__What this task involves__
Every line from the top of the records through the line containing "ax2 = fig.add_axes([66.5" should be retyped exactly; the pictures should not.

=== Listing ===

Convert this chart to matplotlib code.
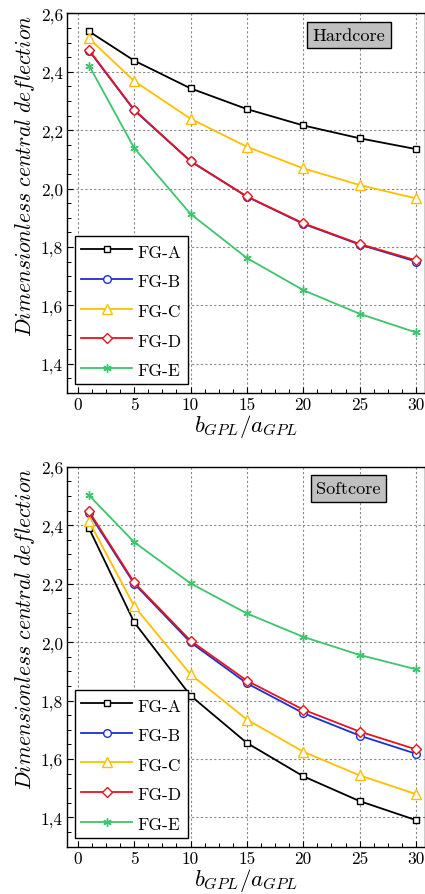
import numpy as np
import matplotlib
matplotlib.use('Agg')
import matplotlib.pyplot as plt
from matplotlib.ticker import MultipleLocator

plt.rcParams['font.family'] = ['cmr10', 'DejaVu Serif']
plt.rcParams['mathtext.fontset'] = 'cm'
plt.rcParams['axes.formatter.use_mathtext'] = True

# rapport b_GPL / a_GPL
x = [1, 5, 10, 15, 20, 25, 30]

# Hardcore
hard_A = [2.538, 2.438, 2.343, 2.272, 2.216, 2.172, 2.135]
hard_B = [2.472, 2.268, 2.093, 1.972, 1.879, 1.808, 1.750]
hard_C = [2.514, 2.368, 2.239, 2.143, 2.069, 2.012, 1.966]
hard_D = [2.474, 2.270, 2.094, 1.973, 1.881, 1.810, 1.754]
hard_E = [2.421, 2.139, 1.913, 1.762, 1.652, 1.571, 1.507]

# Softcore
soft_A = [2.389, 2.068, 1.817, 1.655, 1.541, 1.456, 1.391]
soft_B = [2.441, 2.200, 1.999, 1.859, 1.757, 1.680, 1.618]
soft_C = [2.413, 2.123, 1.890, 1.735, 1.625, 1.544, 1.480]
soft_D = [2.447, 2.204, 2.005, 1.868, 1.769, 1.694, 1.633]
soft_E = [2.502, 2.342, 2.201, 2.098, 2.018, 1.956, 1.907]

noms = ['FG-A', 'FG-B', 'FG-C', 'FG-D', 'FG-E']
couleurs = ['black', '#1a2fd6', '#ffbf00', '#e8141c', '#3ec46d']
marqueurs = ['s', 'o', '^', 'D', (6, 2, 0)]
tailles = [5, 5.5, 6.5, 5, 6]

yticks = [1.4, 1.6, 1.8, 2.0, 2.2, 2.4, 2.6]
ytick_labels = ['1,4', '1,6', '1,8', '2,0', '2,2', '2,4', '2,6']
xticks = [0, 5, 10, 15, 20, 25, 30]
xtick_labels = ['0', '5', '10', '15', '20', '25', '30']

W, H = 425, 895
fig = plt.figure(figsize=(W / 100, H / 100), dpi=100)
ax1 = fig.add_axes([66.5 / W, 1 - 393.9 / H, 358.5 / W, 379.6 / H])
ax2 = fig.add_axes([66.5 / W, 1 - 847.7 / H, 358.5 / W, 380.0 / H])


def trace(ax, series, titre):
    for ys, nom, c, m, s in zip(series, noms, couleurs, marqueurs, tailles):
        ax.plot(x, ys, color=c, lw=1.3, marker=m, ms=s, mfc='white' if m != (6, 2, 0) else c,
                mec=c, mew=1.0, label=nom)
    ax.set_xlim(-1.0, 30.8)
    ax.set_ylim(1.3, 2.6)
    ax.set_yticks(yticks, ytick_labels)
    ax.set_xticks(xticks, xtick_labels)
    ax.yaxis.set_minor_locator(MultipleLocator(0.05))
    ax.xaxis.set_minor_locator(MultipleLocator(1.25))
    ax.tick_params(which='both', direction='in', top=False, right=False, labelsize=12.5,
                   colors='black', pad=2.5)
    ax.tick_params(which='major', length=4, width=0.8)
    ax.tick_params(which='minor', length=2.8, width=0.7)
    ax.grid(True, which='major', color='#8a8a8a', ls=(0, (2, 2)), lw=0.8)
    for sp in ax.spines.values():
        sp.set_linewidth(1.0)
    ax.set_ylabel(r'$\mathit{Dimensionless\ central\ deflection}$', fontsize=15.5)
    ax.yaxis.set_label_coords(-0.082, 0.575)
    ax.set_xlabel(r'$b_{GPL}/a_{GPL}$', fontsize=16.5, labelpad=0)
    leg = ax.legend(loc='lower left', fontsize=12.5, handlelength=2.95, handleheight=1.2,
                    labelspacing=0.68, borderaxespad=0.5, fancybox=False, framealpha=1,
                    edgecolor='black', handletextpad=0.3, borderpad=0.35)
    leg.get_frame().set_linewidth(1.0)
    ax.text(0.787, 0.943, titre, transform=ax.transAxes, ha='center', va='center', fontsize=13.2,
            bbox=dict(boxstyle='square,pad=0.3', fc='#c0c0c0', ec='black', lw=1.0))


trace(ax1, [hard_A, hard_B, hard_C, hard_D, hard_E], 'Hardcore')
trace(ax2, [soft_A, soft_B, soft_C, soft_D, soft_E], 'Softcore')

plt.savefig('out.png', dpi=100)
plt.close()
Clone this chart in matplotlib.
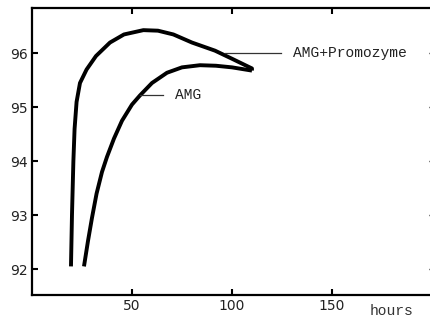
import matplotlib
matplotlib.use("Agg")
import matplotlib.pyplot as plt

# hours vs value
promo_x = [19.5, 20.0, 20.7, 21.3, 22.3, 24.0, 27.3, 32.0, 39.0, 46.0, 55.7, 63.0,
           70.7, 80.0, 91.5, 100.0, 110.0, 110.0]
promo_y = [92.05, 93.0, 94.0, 94.6, 95.1, 95.45, 95.7, 95.95, 96.2, 96.35, 96.43, 96.42,
           96.35, 96.2, 96.05, 95.9, 95.72, 95.68]

amg_x = [26.0, 28.0, 30.0, 32.3, 35.0, 37.5, 41.0, 45.0, 50.0, 54.0, 60.0, 67.5,
         75.0, 84.0, 92.0, 100.0, 110.0]
amg_y = [92.05, 92.52, 92.95, 93.4, 93.8, 94.08, 94.42, 94.75, 95.05, 95.22, 95.45, 95.64,
         95.74, 95.78, 95.77, 95.74, 95.68]

xticks = [50, 100, 150]
yticks = [92, 93, 94, 95, 96]

mono = "Liberation Mono"

fig = plt.figure(figsize=(4.31, 3.21), dpi=100)
ax = fig.add_axes([0.0742, 0.081, 0.928, 0.894])

ax.plot(promo_x, promo_y, color="black", lw=2.8, solid_joinstyle="round",
        solid_capstyle="butt")
ax.plot(amg_x, amg_y, color="black", lw=2.8, solid_joinstyle="round",
        solid_capstyle="butt")

# leader lines and labels
ax.plot([96.5, 124.5], [96.0, 96.0], color="#333333", lw=0.9)
ax.text(130.5, 96.0, "AMG+Promozyme", family=mono, fontsize=10.5, va="center",
        color="#222222")
ax.plot([54, 65.5], [95.23, 95.23], color="#333333", lw=0.9)
ax.text(71.5, 95.23, "AMG", family=mono, fontsize=10.5, va="center", color="#222222")

ax.set_xlim(0, 200)
ax.set_ylim(91.52, 96.84)
ax.set_xticks(xticks)
ax.set_yticks(yticks)
ax.set_xticklabels([str(v) for v in xticks], fontsize=10, color="#222222")
ax.set_yticklabels([str(v) for v in yticks], fontsize=10, color="#222222")
ax.tick_params(direction="in", length=4, width=1.5, top=True, pad=3)
ax.tick_params(axis="y", which="major", right=True, labelright=False)
for s in ["left", "bottom", "top"]:
    ax.spines[s].set_linewidth(1.6)
ax.spines["right"].set_visible(False)
# faint right-hand tick stubs at the scan's edge
for t in ax.yaxis.get_major_ticks():
    t.tick2line.set_color("#aaaaaa")
    t.tick2line.set_markersize(2)
    t.tick2line.set_markeredgewidth(1)

fig.text(0.858, 0.008, "hours", family=mono, fontsize=10.5, va="bottom", color="#333333")

fig.savefig("out.png", dpi=100)
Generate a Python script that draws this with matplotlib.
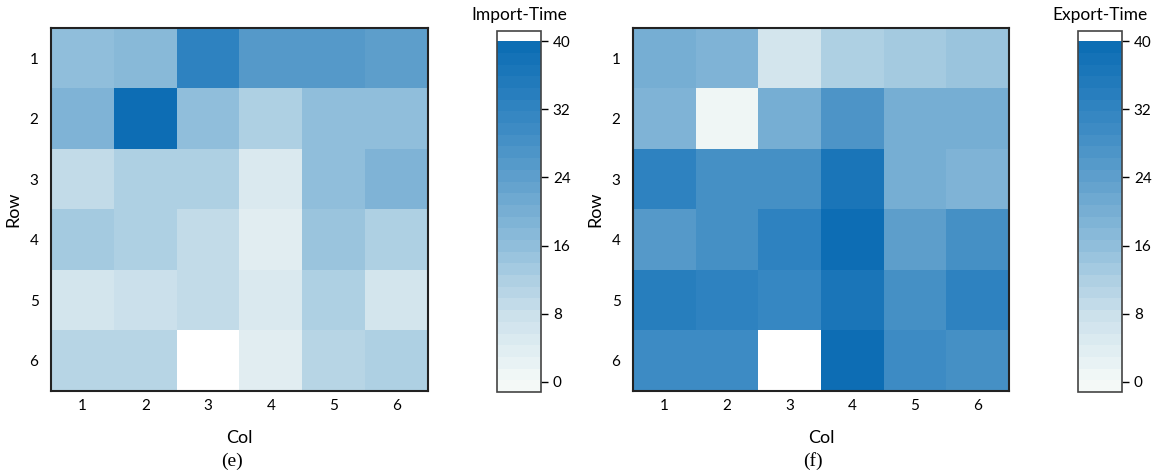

===

__Written reply__
Convert this chart to matplotlib code.
import numpy as np
import matplotlib
matplotlib.use('Agg')
import matplotlib.pyplot as plt
from matplotlib.ticker import MultipleLocator

plt.rcParams['font.family'] = ['cmr10', 'DejaVu Serif']
plt.rcParams['mathtext.fontset'] = 'cm'
plt.rcParams['axes.formatter.use_mathtext'] = True

# rapport b_GPL / a_GPL
x = [1, 5, 10, 15, 20, 25, 30]

# Hardcore
hard_A = [2.538, 2.438, 2.343, 2.272, 2.216, 2.172, 2.135]
hard_B = [2.472, 2.268, 2.093, 1.972, 1.879, 1.808, 1.750]
hard_C = [2.514, 2.368, 2.239, 2.143, 2.069, 2.012, 1.966]
hard_D = [2.474, 2.270, 2.094, 1.973, 1.881, 1.810, 1.754]
hard_E = [2.421, 2.139, 1.913, 1.762, 1.652, 1.571, 1.507]

# Softcore
soft_A = [2.389, 2.068, 1.817, 1.655, 1.541, 1.456, 1.391]
soft_B = [2.441, 2.200, 1.999, 1.859, 1.757, 1.680, 1.618]
soft_C = [2.413, 2.123, 1.890, 1.735, 1.625, 1.544, 1.480]
soft_D = [2.447, 2.204, 2.005, 1.868, 1.769, 1.694, 1.633]
soft_E = [2.502, 2.342, 2.201, 2.098, 2.018, 1.956, 1.907]

noms = ['FG-A', 'FG-B', 'FG-C', 'FG-D', 'FG-E']
couleurs = ['black', '#1a2fd6', '#ffbf00', '#e8141c', '#3ec46d']
marqueurs = ['s', 'o', '^', 'D', (6, 2, 0)]
tailles = [5, 5.5, 6.5, 5, 6]

yticks = [1.4, 1.6, 1.8, 2.0, 2.2, 2.4, 2.6]
ytick_labels = ['1,4', '1,6', '1,8', '2,0', '2,2', '2,4', '2,6']
xticks = [0, 5, 10, 15, 20, 25, 30]
xtick_labels = ['0', '5', '10', '15', '20', '25', '30']

W, H = 425, 895
fig = plt.figure(figsize=(W / 100, H / 100), dpi=100)
ax1 = fig.add_axes([66.5 / W, 1 - 393.9 / H, 358.5 / W, 379.6 / H])
ax2 = fig.add_axes([66.5 / W, 1 - 847.7 / H, 358.5 / W, 380.0 / H])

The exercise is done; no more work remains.